Schroders PLC's £80 billion wealth management tie-up with Lloyds Banking Group PLC will likely mark a broader return of distribution models linking banks and investment houses in the U.K., as both confront Brexit and slowing growth, according to analysts and asset managers.
The arrangement combines Schroders' investment and wealth management expertise with Lloyds' "significant" base of roughly 27 million retail customers, Schroders said in an email.
The U.K.'s second-largest listed investment manager, Schroders had been in dire need of inflows: Its third-quarter AUM in its asset management division increased to £392.3 billion, compared to £389.3 billion at June-end and £389.8 billion at the beginning of 2018.
Other managers have confronted similar concerns: Listed U.K. asset manager Jupiter Fund Management PLC reported net outflows of £800 million in the third quarter of 2018, while Standard Life Aberdeen PLC reported £16.6 billion net outflows in the first half.
Outflows have been visible across Europe. In June, funds domiciled on the continent saw their worst month since 2013 with €27.5 billion in outflows, while asset managers globally saw net outflows in the second quarter of 2018.
But the situation has been especially bad for U.K. asset managers, who have confronted outflows from their U.K. and European equity funds amid investor fears of a no-deal Brexit. Worldwide, inflows have instead targeted North American funds and the U.S.-heavy global sector.
U.K.-focused equity funds have seen £9.1 billion outflows since the June 2016 Brexit vote, according to the Investment Association, the trade body representing U.K. investment managers. In May 2018 alone, U.K. funds saw £1.2 billion in outflows, while North American funds saw £211 million in inflows, and global funds registered £460 million inflows the same month.
Schroders' new mandate — comprising £67 billion from Scottish Widows Group Ltd. and £13 billion from Lloyds' wealth management — will represent a welcome 20.4% increase in AUM. Schroders' share of the £109 billion Scottish Widows Investment Partnership mandate is "likely to be very low fee margin, but it comes with limited incremental cost to manage so should be highly accretive," said Ben Thomas, an equity analyst at Investec Wealth & Investment.

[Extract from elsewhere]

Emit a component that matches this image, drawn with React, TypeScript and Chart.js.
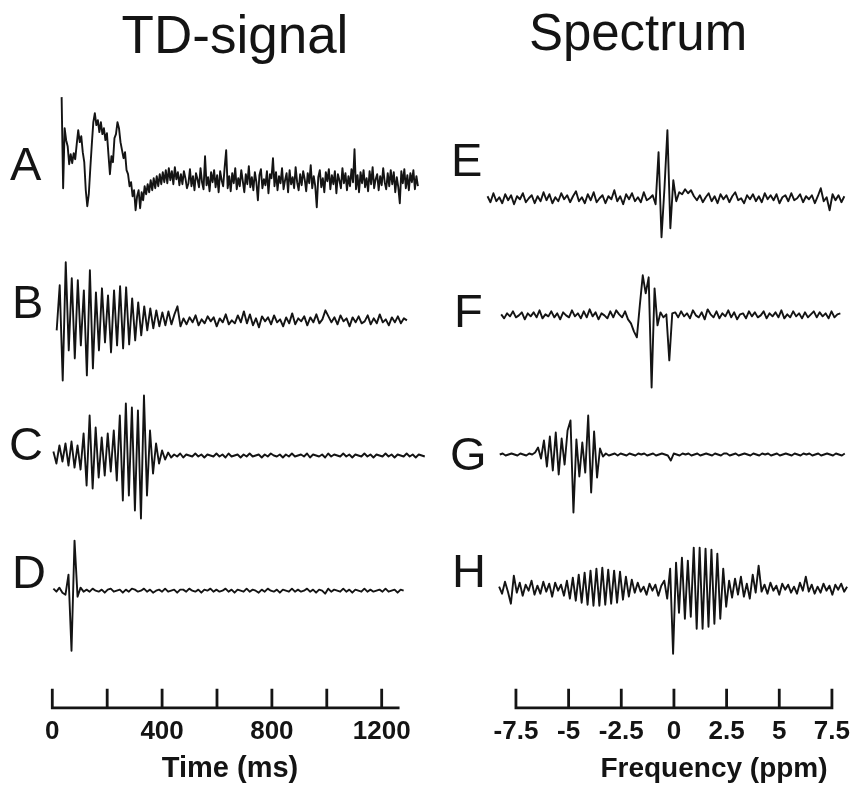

Wealth management clients "tend to be stickier and pay higher fees than large institutions," and are attractive business for Schroders, Thomas said. However, it is expensive to distribute to individual retail customers and Lloyds potentially offers extra customer reach, he added.
From Lloyds' perspective, CEO António Horta-Osório's bank needs to "sharpen up its toolkit" if it wants to reach its goal of 1 million new pension customers by 2020, said Laith Khalaf, senior analyst at Hargreaves Lansdown.
Lloyds' new strategy involves expanding into financial planning and retirement, and with the gains it made during the U.K. government's pension auto-enrolment program of 2012 "now firmly in the rear-view mirror," Lloyds needs more investment capabilities and experience in managing pension assets "to pinch many of these new customers off someone else," Khalaf said.
Access to Schroders' Cazenove wealth arm, which it purchased in 2013, will assist Horta-Osório's new strategy. Against headwinds from Brexit and U.K. first-half growth at its lowest level since 2011, expanding across market segments into insurance and asset management "is about the only thing a large retail bank can do these days in the U.K.," added Constantin Gurdgiev, a professor of finance at Trinity College Dublin.
The Schroders-Lloyds partnership also represents a reversion to the "tied distribution model, which is very common in Europe but has been out of favor in past years in the U.K.," said Andrew Johnston, managing director of Scythian Asset Management, a London-based boutique.
U.K. banks largely stopped distributing investment products to savers with the 2008 financial crisis, said Johnston. The Retail Distribution Review, published in 2013 by then-regulator the Financial Services Authority, further coaxed investment away from banks directly into the more developed domestic investment market. Distribution links between banks and investment persisted elsewhere in Europe "due to the greater distribution strength" of banks there and a more supportive regulatory environment, Johnston said.
It is "really a turnaround back to the old ways of the industry" when insurance providers were left in charge of retail banks' traditional wealth management business, agreed Gurdgiev. Younger U.K. investors have focused on cash management and sought lower risk and more liquid asset allocations, said Gurdgiev, and Schroders' "conservative, higher-cost, lower-risk exposure approach probably matches better the younger generation of investors."
One possible problem is the "somewhat acrimonious divorce" between Lloyds and Standard Life Aberdeen, currently being contested in an arbitration tribunal, creating "some uncertainty about when £67 billion of assets may be transferred to Schroders, which could be as late as 2022," Khalaf added. Even if the new assets arrive in 2022, "all of this is new money, so it's all positive," said Khalaf, though a delay could mean the uplift in Schroders' fortunes would not arrive in time to tide it over past Brexit.